Colours of Europe

Was it a mistake to award Euro 2012 to Poland and Ukraine?

Written by Sudeep Paul | Published: June 8, 2012 3:16 am

Was it a mistake to award Euro 2012 to Poland and Ukraine?
Our efforts are those of men prone to disaster;/ our efforts are like those of the Trojans.

— Constantine P. Cavafy

There is a kernel of truth in the easy and lazy claim that it was a mistake to award Euro 2012 to Poland and Ukraine. Warsaw of so many tumults and Kiev,with its Baroque beauty and textbook xenophobia,lag at least half-a-century behind liberally enlightened West Europe. Maybe the Poles and the Ukrainians will match the civilised etiquette of social co-existence one day,but that won’t be any time between June 8 and July 1 this year. What’s guaranteed,scared fans and observers say,is that UEFA will live to regret its stupidity for many years to come.

The popular discovery of the persistent problems of the Pale didn’t begin with Panorama’s documentary on football in Poland and Ukraine broadcast first on BBC One on May 28. Footage of the programme,“Stadiums of Hate”,did prompt former England captain Sol Campbell to advise fans: “Stay home,watch it on TV… don’t even risk it.” Football on the telly may be zilch,but it’s better than “coming back in a coffin”. Campbell’s warning was preceded by announcements from the families of Arsenal wingers Theo Walcott and Alex Oxlade-Chamberlain that they were not travelling to Euro 2012 fearing racist attacks. The British Foreign Office had still earlier warned “travellers of Asian or Afro-Caribbean descent” to take “extra care”. Stories about black and Asian students and workers being abused and roughed up in Polish and Ukrainian cities had,in fact,begun occupying media space and time as early as April. Inside the stadium,it’s a sight-and-sound show of monkey calls,anti-Semitic chants,bananas and Sieg Heils.
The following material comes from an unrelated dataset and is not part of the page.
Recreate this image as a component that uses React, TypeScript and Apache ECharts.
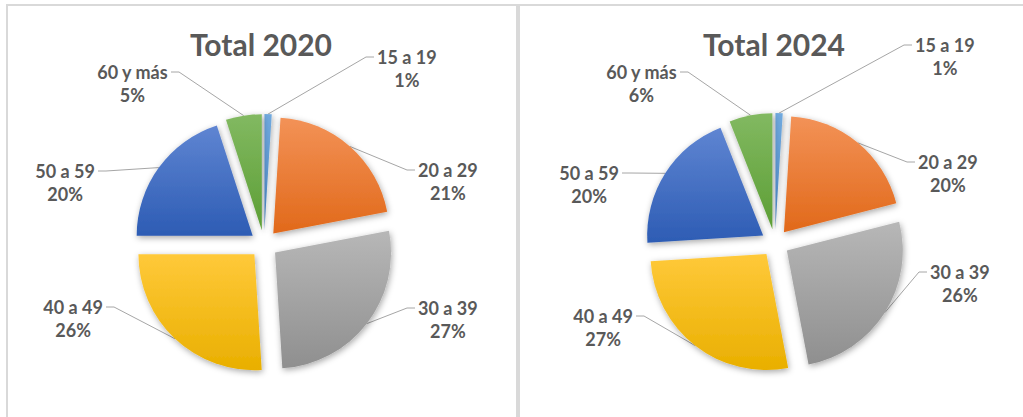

UEFA has turned the criticism into a justification. Hosting the biggest sporting event in eastern Europe since the 1980 Moscow Olympics is the best thing that could happen — not to European football,but to these societies. In UEFA officialese,the tournament is an opportunity to tackle problems like racism. In other words,the unreformed laggards would observe,learn and wake up to a morning when they stop coming to a standstill by the dozen to stare at a black or Asian bloke crossing the street. Because,believes UEFA,both Poland and Ukraine are under pressure to project a pleasanter image to the wider world.

The shadow that falls between UEFA’s noble ideal and the language of denial from the authorities in the host states is the fact of show. With large contingents of police deployed and the “hooligans” (the hosts’ attempt to pass off as a mere footballing matter what UEFA doesn’t deny is a deep-rooted problem) likely to stay away from international matches (they,apparently,obsess only about club football),Poland and Ukraine guarantee an incident-free Euro 2012. For a show,everybody can be compelled to pretend for a month. Then they can go back to beating up the Asian students in the stands,who,by the way,would be supporting their own club.

What is in danger of being subsumed under genuine fears and generated fear-psychosis is the distinction between the two host societies. Poland is no longer where it was in the mid- or late-1990s. It has one of the fastest growing economies in Europe and is a few technicalities away from entering the eurozone in or around 2015 (whether or not the eurozone is still around is another matter). Poles travel rather widely these days and are growing accustomed to seeing foreigners with darker skin tones on their streets. Ukraine,however,missed its bus when the Orange Revolution and Viktor Yushchenko failed,remaining frozen in attitudes dating back to the early 20th century,past the xenophobic post-war Soviet propaganda.

Therefore,while Poland is gradually discovering for itself the missing link of socio-cultural evolution,Ukraine still doesn’t quite believe that there is a light to see. For instance,the fascist party (linked to Marine Le Pen’s Front National in France) that runs the city of Lviv believes race problems don’t exist in their city because there are very few foreigners there. That is,there will be no race problem if foreigners simply don’t come. A councillor from the party,speaking to The Guardian recently,defended the local club Karpaty Lviv’s violently racist fans by calling them “patriots”. He brushed aside regular attacks on blacks and Asians as “banditism,not racism”. And what about the Nazi salutes? They are Roman Aves,not Sieg Heils. Touché.

UEFA’s other nightmare has been Ukraine’s old and crumbling infrastructure,stadiums reportedly still incomplete last month and possible five- to 12-hour-long queues at the few border crossings with Poland since the promised new crossings never opened. Can special Euro train lines and Adam Gyorgy’s Chopin “Études” in A minor at the opening ceremony herald an “incident-free” three weeks? Luckily,Lviv hosts only three matches. Achilles,as Constantine Cavafy lamented,can always leap out of the trenches with his violent shouting. UEFA’s efforts can bring disaster. But football is a bigger religion than race and nation.